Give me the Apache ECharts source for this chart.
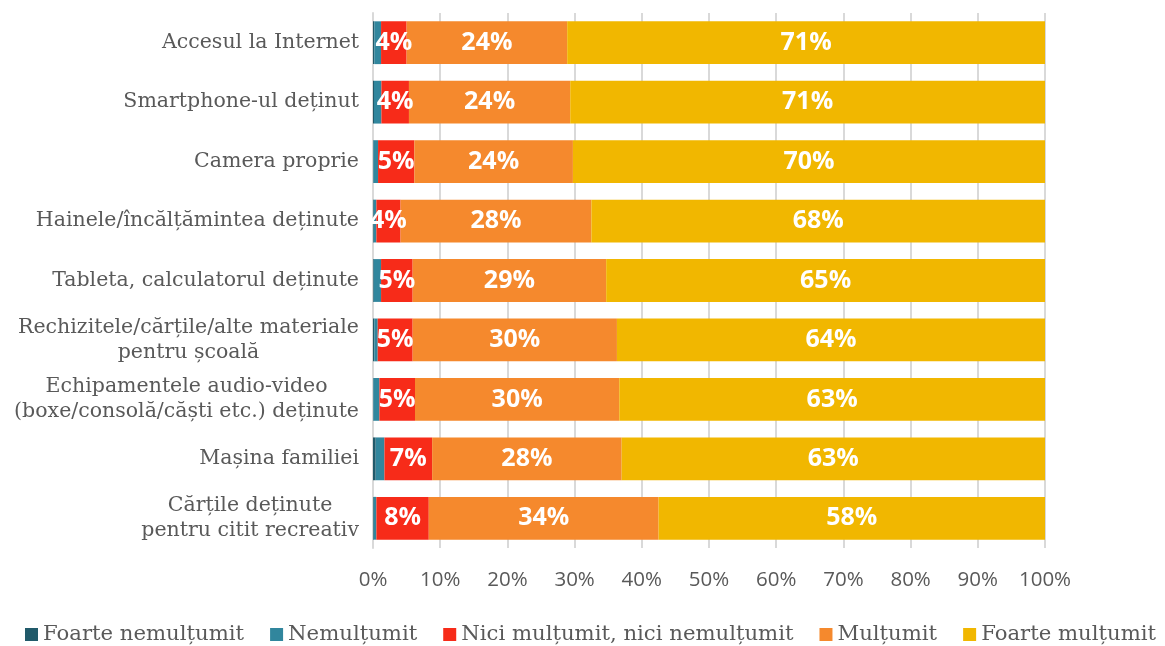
<!DOCTYPE html>
<html>
<head>
<meta charset="utf-8">
<script src="https://cdn.jsdelivr.net/npm/echarts@6/dist/echarts.min.js"></script>
<style>
  html, body { margin: 0; padding: 0; background: #fff; }
  #chart { width: 1165px; height: 646px; }
</style>
</head>
<body>
<div id="chart"></div>
<script>
var categories = [
  'Accesul la Internet',
  'Smartphone-ul deținut',
  'Camera proprie',
  'Hainele/încălțămintea deținute',
  'Tableta, calculatorul deținute',
  'Rechizitele/cărțile/alte materiale\npentru școală',
  'Echipamentele audio-video\n(boxe/consolă/căști etc.) deținute',
  'Mașina familiei',
  'Cărțile deținute\npentru citit recreativ'
];
var seriesNames = ['Foarte nemulțumit', 'Nemulțumit', 'Nici mulțumit, nici nemulțumit', 'Mulțumit', 'Foarte mulțumit'];
var foarteNemultumit = [0.2, 0.15, 0.05, 0.1, 0.1, 0.2, 0.05, 0.4, 0.1];
var nemultumit       = [1.0, 1.1, 0.7, 0.4, 1.1, 0.5, 0.9, 1.3, 0.4];
var niciNici         = [3.8, 4.1, 5.4, 3.6, 4.7, 5.2, 5.3, 7.1, 7.8];
var multumit         = [23.9, 24.0, 23.6, 28.4, 28.8, 30.4, 30.4, 28.2, 34.2];
var foarteMultumit   = [71.1, 70.9, 70.3, 67.5, 65.3, 63.7, 63.4, 63.0, 57.5];
var xTicks = [0, 10, 20, 30, 40, 50, 60, 70, 80, 90, 100];

var colors = ['#215a6a', '#31869d', '#f72b19', '#f5892d', '#f1b700'];
var values = [foarteNemultumit, nemultumit, niciNici, multumit, foarteMultumit];

var series = values.map(function (arr, i) {
  return {
    name: seriesNames[i],
    type: 'bar',
    stack: 'total',
    barCategoryGap: '28%',
    data: arr,
    itemStyle: { color: colors[i] },
    label: {
      show: i >= 2,
      position: 'inside',
      color: '#fff',
      fontFamily: 'Open Sans',
      fontWeight: 'bold',
      fontSize: 25,
      formatter: function (p) { return Math.round(p.value) + '%'; }
    }
  };
});

var chart = echarts.init(document.getElementById('chart'));
chart.setOption({
  animation: false,
  grid: { left: 373, right: 120, top: 13, height: 535, containLabel: false },
  legend: {
    top: 619,
    left: 20,
    width: 1150,
    itemWidth: 13,
    itemHeight: 13,
    itemGap: 26,
    icon: 'rect',
    textStyle: { fontFamily: 'DejaVu Serif', fontSize: 21.2, color: '#595959' },
    data: seriesNames
  },
  xAxis: {
    type: 'value',
    min: 0,
    max: 100,
    interval: 10,
    axisLine: { show: false },
    axisTick: { show: false },
    splitLine: { show: true, lineStyle: { color: '#d9d9d9', width: 2 } },
    axisLabel: {
      margin: 22,
      color: '#595959',
      fontFamily: 'Open Sans',
      fontSize: 20.5,
      formatter: function (v) { return xTicks.indexOf(v) >= 0 ? v + '%' : ''; }
    }
  },
  yAxis: {
    type: 'category',
    inverse: true,
    data: categories,
    axisTick: { show: false },
    axisLine: { show: true, lineStyle: { color: '#d9d9d9', width: 2 } },
    axisLabel: {
      margin: 14,
      color: '#595959',
      fontFamily: 'DejaVu Serif',
      fontSize: 20.5,
      lineHeight: 25,
      formatter: function (v) {
        return v.split('\n').map(function (s) { return '{c|' + s + '}'; }).join('\n');
      },
      rich: {
        c: { align: 'center', fontFamily: 'DejaVu Serif', fontSize: 20.5, color: '#595959', lineHeight: 25 }
      }
    }
  },
  series: series
});
</script>
</body>
</html>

[THE EXERCISE]:
Transcribe the listing above verbatim. Omit the pictures.

[PROBLEM SOLUTION]:
Give me the Apache ECharts source for this chart.
<!DOCTYPE html>
<html>
<head>
<meta charset="utf-8">
<script src="https://cdn.jsdelivr.net/npm/echarts@6/dist/echarts.min.js"></script>
<style>
  html, body { margin: 0; padding: 0; background: #fff; }
  #chart { width: 1165px; height: 646px; }
</style>
</head>
<body>
<div id="chart"></div>
<script>
var categories = [
  'Accesul la Internet',
  'Smartphone-ul deținut',
  'Camera proprie',
  'Hainele/încălțămintea deținute',
  'Tableta, calculatorul deținute',
  'Rechizitele/cărțile/alte materiale\npentru școală',
  'Echipamentele audio-video\n(boxe/consolă/căști etc.) deținute',
  'Mașina familiei',
  'Cărțile deținute\npentru citit recreativ'
];
var seriesNames = ['Foarte nemulțumit', 'Nemulțumit', 'Nici mulțumit, nici nemulțumit', 'Mulțumit', 'Foarte mulțumit'];
var foarteNemultumit = [0.2, 0.15, 0.05, 0.1, 0.1, 0.2, 0.05, 0.4, 0.1];
var nemultumit       = [1.0, 1.1, 0.7, 0.4, 1.1, 0.5, 0.9, 1.3, 0.4];
var niciNici         = [3.8, 4.1, 5.4, 3.6, 4.7, 5.2, 5.3, 7.1, 7.8];
var multumit         = [23.9, 24.0, 23.6, 28.4, 28.8, 30.4, 30.4, 28.2, 34.2];
var foarteMultumit   = [71.1, 70.9, 70.3, 67.5, 65.3, 63.7, 63.4, 63.0, 57.5];
var xTicks = [0, 10, 20, 30, 40, 50, 60, 70, 80, 90, 100];

var colors = ['#215a6a', '#31869d', '#f72b19', '#f5892d', '#f1b700'];
var values = [foarteNemultumit, nemultumit, niciNici, multumit, foarteMultumit];

var series = values.map(function (arr, i) {
  return {
    name: seriesNames[i],
    type: 'bar',
    stack: 'total',
    barCategoryGap: '28%',
    data: arr,
    itemStyle: { color: colors[i] },
    label: {
      show: i >= 2,
      position: 'inside',
      color: '#fff',
      fontFamily: 'Open Sans',
      fontWeight: 'bold',
      fontSize: 25,
      formatter: function (p) { return Math.round(p.value) + '%'; }
    }
  };
});

var chart = echarts.init(document.getElementById('chart'));
chart.setOption({
  animation: false,
  grid: { left: 373, right: 120, top: 13, height: 535, containLabel: false },
  legend: {
    top: 619,
    left: 20,
    width: 1150,
    itemWidth: 13,
    itemHeight: 13,
    itemGap: 26,
    icon: 'rect',
    textStyle: { fontFamily: 'DejaVu Serif', fontSize: 21.2, color: '#595959' },
    data: seriesNames
  },
  xAxis: {
    type: 'value',
    min: 0,
    max: 100,
    interval: 10,
    axisLine: { show: false },
    axisTick: { show: false },
    splitLine: { show: true, lineStyle: { color: '#d9d9d9', width: 2 } },
    axisLabel: {
      margin: 22,
      color: '#595959',
      fontFamily: 'Open Sans',
      fontSize: 20.5,
      formatter: function (v) { return xTicks.indexOf(v) >= 0 ? v + '%' : ''; }
    }
  },
  yAxis: {
    type: 'category',
    inverse: true,
    data: categories,
    axisTick: { show: false },
    axisLine: { show: true, lineStyle: { color: '#d9d9d9', width: 2 } },
    axisLabel: {
      margin: 14,
      color: '#595959',
      fontFamily: 'DejaVu Serif',
      fontSize: 20.5,
      lineHeight: 25,
      formatter: function (v) {
        return v.split('\n').map(function (s) { return '{c|' + s + '}'; }).join('\n');
      },
      rich: {
        c: { align: 'center', fontFamily: 'DejaVu Serif', fontSize: 20.5, color: '#595959', lineHeight: 25 }
      }
    }
  },
  series: series
});
</script>
</body>
</html>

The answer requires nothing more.